Prove that a covering map is a homeomorphism

I got stuck in the following exercise:

Let $p:\widetilde{X}\rightarrow X$ be a covering map with $\widetilde{X}$ connected and $p^{-1}(x)$ finite, for every $x\in X$.

Show that if there exists a continuous map $f:\widetilde{X}\rightarrow\mathbb{R}$, injective in each fibre $p^{-1}(x)$ (that is, if $p(x)=p(y)$ and $f(x)=f(y)$ then $x=y$), then $p$ is a homeomorphism.

Clearly, we need to prove only that $p$ is injective, since it is already surjective, continuous and open.


Define $g : X \to \widetilde X$ by letting $g(x)$ be the point of $p^{-1}(x)$ on which $f$ is maximum.
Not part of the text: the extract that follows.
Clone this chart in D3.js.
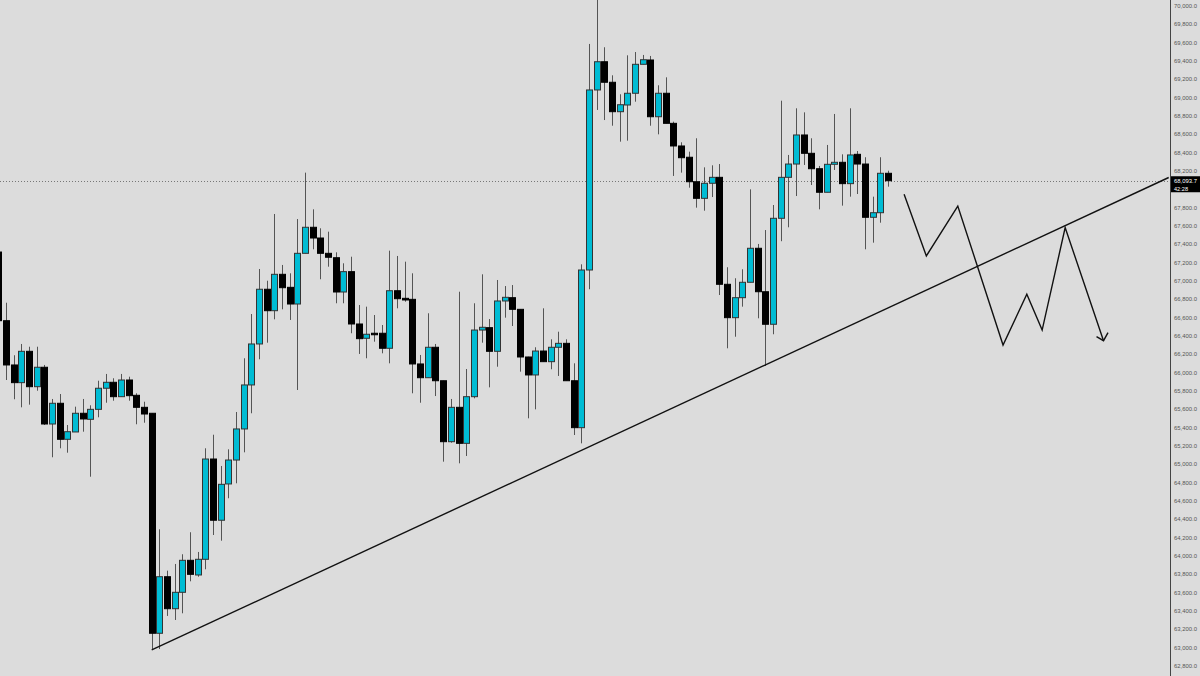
<!DOCTYPE html>
<html><head><meta charset="utf-8">
<script src="https://cdn.jsdelivr.net/npm/d3@7"></script>
<style>
html,body{margin:0;padding:0;background:#dcdcdc;overflow:hidden;}
svg{display:block;}
</style></head>
<body>
<script>
// candle index (first candle is partially off the left edge)
const candleIndex = d3.range(-1, 116);
const openVals = [67316,66567,66084,65891,66233,65847,66059,65440,65666,65273,65353,65557,65491,65600,65830,65895,65738,65920,65753,65622,
65557,63157,63774,63425,63604,63953,63793,63964,65058,64390,64786,65047,65386,65866,66313,66910,66676,67073,66931,66749,
67302,67586,67469,67302,67254,66880,67102,66531,66375,66430,66430,66266,66894,66811,66800,66095,65945,66277,65912,65247,
65622,65229,65738,66465,66491,66233,66782,66818,66691,66171,65975,66236,66120,66277,66320,65912,65400,67120,69084,69392,
69168,68847,68920,69048,69364,69411,68792,69048,68720,68473,68350,68083,67902,68066,68131,66964,66600,66818,66986,67357,
66883,66528,67684,68131,68276,68593,68393,68225,67968,68273,68295,68062,68382,68276,67695,67745,68175];
const highVals = [67330,66763,66190,66313,66283,66283,66084,65713,65767,65429,65629,65713,65644,65912,65986,65939,65986,65956,65775,65683,
65557,64291,63840,63913,64019,64259,64044,65175,65323,64982,65164,65571,66157,66640,67131,67003,67731,67175,67084,67676,
68182,67782,67575,67538,67313,67193,67265,66738,66720,66629,66520,67331,67273,67211,67084,66193,66648,66313,65912,65713,
66883,66040,66757,67073,66585,67011,66945,66956,66691,66174,66277,66702,66364,66447,66364,66102,67182,69586,70100,69550,
69244,69037,69462,69498,69466,69455,69135,69222,68738,68513,68411,68557,68240,68262,68276,67150,67030,67128,68000,67404,
67556,67829,68967,68375,68884,68840,68557,68255,68484,68822,68382,68884,68418,68350,67920,68350,68203];
const lowVals = [66567,65920,65710,65622,65651,65803,65429,65077,65175,65127,65353,65356,64865,65513,65672,65694,65738,65694,65437,65454,
62975,62985,63346,63302,63375,63724,63774,63855,64229,64167,64630,64793,65131,65557,66146,66327,66582,66691,66575,65811,
67302,67346,67019,67156,66757,66757,66430,66204,66157,66338,66211,66102,66702,66774,65775,65672,65945,65745,65029,65236,
65011,65091,65720,66327,65840,66065,66600,66509,66011,65502,65600,66120,66037,65964,65912,65320,65229,66910,68866,68756,
68694,68520,68531,68956,69364,68694,68600,68720,68146,68182,68018,67800,67767,67916,66847,66266,66392,66720,66986,66593,
66073,66419,67434,67586,67927,68266,68047,67782,67968,68211,67822,67920,67949,67346,67418,67636,68029];
const closeVals = [66567,66084,65891,66233,65847,66059,65440,65666,65273,65356,65557,65495,65600,65830,65895,65738,65920,65749,65622,65549,
63157,63774,63425,63604,63953,63800,63964,65058,64390,64782,65047,65386,65866,66313,66910,66676,67073,66927,66749,67302,
67586,67469,67302,67259,66880,67102,66531,66371,66419,66419,66266,66894,66807,66793,66095,65945,66277,65912,65247,65622,
65229,65738,66465,66495,66233,66782,66822,66691,66171,65975,66236,66120,66277,66320,65912,65400,67120,69084,69392,69168,
68847,68923,69048,69364,69414,68792,69048,68720,68473,68345,68083,67902,68066,68131,66964,66600,66818,66986,67357,66883,
66528,67684,68131,68276,68593,68393,68225,67968,68273,68295,68062,68375,68276,67695,67745,68175,68093.7];

// price axis ticks
const tickValues = d3.range(62800, 70001, 200);
const lastPrice = 68093.7;
const timerLabel = "42:28";

// drawings: [candle index, price]
const trendLine = [[19, 62975], [151.6, 68129]];
const projection = [[117.1, 67946], [120.0, 67273], [124.1, 67818], [130.0, 66302], [133.1, 66855], [135.1, 66465], [138.1, 67582], [143.1, 66349]];

const W = 1200, H = 676, axisX = 1170;
const x = d3.scaleLinear().domain([0, 115]).range([6, 888]);
const y = d3.scaleLinear().domain([62800, 70000]).range([666, 6]);

const svg = d3.select("body").append("svg").attr("width", W).attr("height", H);
svg.append("rect").attr("width", W).attr("height", H).attr("fill", "#dcdcdc");
svg.append("clipPath").attr("id", "plot").append("rect").attr("x", 0).attr("y", 0).attr("width", axisX).attr("height", H);
const plot = svg.append("g").attr("clip-path", "url(#plot)");

const candles = candleIndex.map((i, k) => ({i, o: openVals[k], h: highVals[k], l: lowVals[k], c: closeVals[k]}));

// last price dotted line
plot.append("line").attr("x1", 0).attr("x2", axisX).attr("y1", Math.round(y(lastPrice)) + 0.5).attr("y2", Math.round(y(lastPrice)) + 0.5)
  .attr("stroke", "#777").attr("stroke-width", 1).attr("stroke-dasharray", "1,2");

// wicks
plot.selectAll("line.wick").data(candles).join("line").attr("class", "wick")
  .attr("x1", d => Math.round(x(d.i)) + 0.5).attr("x2", d => Math.round(x(d.i)) + 0.5)
  .attr("y1", d => y(d.h)).attr("y2", d => y(d.l))
  .attr("stroke", "#555").attr("stroke-width", 1);

// bodies
const bw = 6;
plot.selectAll("rect.body").data(candles).join("rect").attr("class", "body")
  .attr("x", d => Math.round(x(d.i)) - bw / 2 + 0.5)
  .attr("width", bw)
  .attr("y", d => y(Math.max(d.o, d.c)))
  .attr("height", d => Math.max(1.5, Math.abs(y(d.o) - y(d.c))))
  .attr("fill", d => d.c >= d.o ? "#00bcd4" : "#000")
  .attr("stroke", d => d.c >= d.o ? "#333" : "#000")
  .attr("stroke-width", 1);

const line = d3.line().x(d => x(d[0])).y(d => y(d[1]));
plot.append("path").attr("d", line(trendLine)).attr("fill", "none").attr("stroke", "#111").attr("stroke-width", 1.4);
plot.append("path").attr("d", line(projection)).attr("fill", "none").attr("stroke", "#111").attr("stroke-width", 1.4).attr("stroke-linejoin", "miter");

// arrow head at end of projection
const tip = projection[projection.length - 1];
const tx = x(tip[0]), ty = y(tip[1]);
plot.append("path").attr("d", `M${tx - 7},${ty - 4}L${tx},${ty}L${tx + 4.5},${ty - 8}`)
  .attr("fill", "none").attr("stroke", "#111").attr("stroke-width", 1.4);

// right price axis
svg.append("line").attr("x1", axisX + 0.5).attr("x2", axisX + 0.5).attr("y1", 0).attr("y2", H).attr("stroke", "#444").attr("stroke-width", 1);
const fmt = d3.format(",.1f");
const labelFont = "Liberation Sans, Arial, sans-serif";
const tagY = y(lastPrice);
// labels hidden behind the last-price tag are not drawn
const visibleTicks = tickValues.filter(v => Math.abs(y(v) - (tagY + 3.5)) > 10);
svg.selectAll("text.tick").data(visibleTicks).join("text").attr("class", "tick")
  .attr("x", axisX + 4).attr("y", d => y(d)).attr("dy", "0.35em")
  .attr("font-family", labelFont).attr("font-size", 5.6).attr("fill", "#555")
  .attr("textLength", 23).attr("lengthAdjust", "spacingAndGlyphs")
  .text(d => fmt(d));

// last price tag
svg.append("rect").attr("x", axisX + 1).attr("y", tagY - 4.5).attr("width", W - axisX - 1).attr("height", 16).attr("fill", "#000");
svg.append("text").attr("x", axisX + 4).attr("y", tagY + 0.4).attr("dy", "0.35em")
  .attr("font-family", labelFont).attr("font-size", 5.6).attr("fill", "#fff")
  .attr("textLength", 23).attr("lengthAdjust", "spacingAndGlyphs").text(fmt(lastPrice));
svg.append("text").attr("x", axisX + 4).attr("y", tagY + 7.8).attr("dy", "0.35em")
  .attr("font-family", labelFont).attr("font-size", 5.6).attr("fill", "#fff").text(timerLabel);
</script>
</body></html>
Since $f$ is injective on the fibres and the fibres are finite, $g(x)$ is well-defined. It is easy to see that $g$ is continuous, and so $g$ is a section of the covering map $p$. Since $\widetilde X$ is connected, this implies that $p$ is a homeomorphism (see this question for instance).

Question: Which topological spaces $Y$ have the property which $\mathbf R$ displays in this problem? I have no idea what the answer to this question might be, but it looks interesting. It breaks down to the property that every finite subset $S\subseteq Y$ has a "distinguished point" which varies continuously with $S$. For instance, does $Y=\mathbf R^2$ have this property?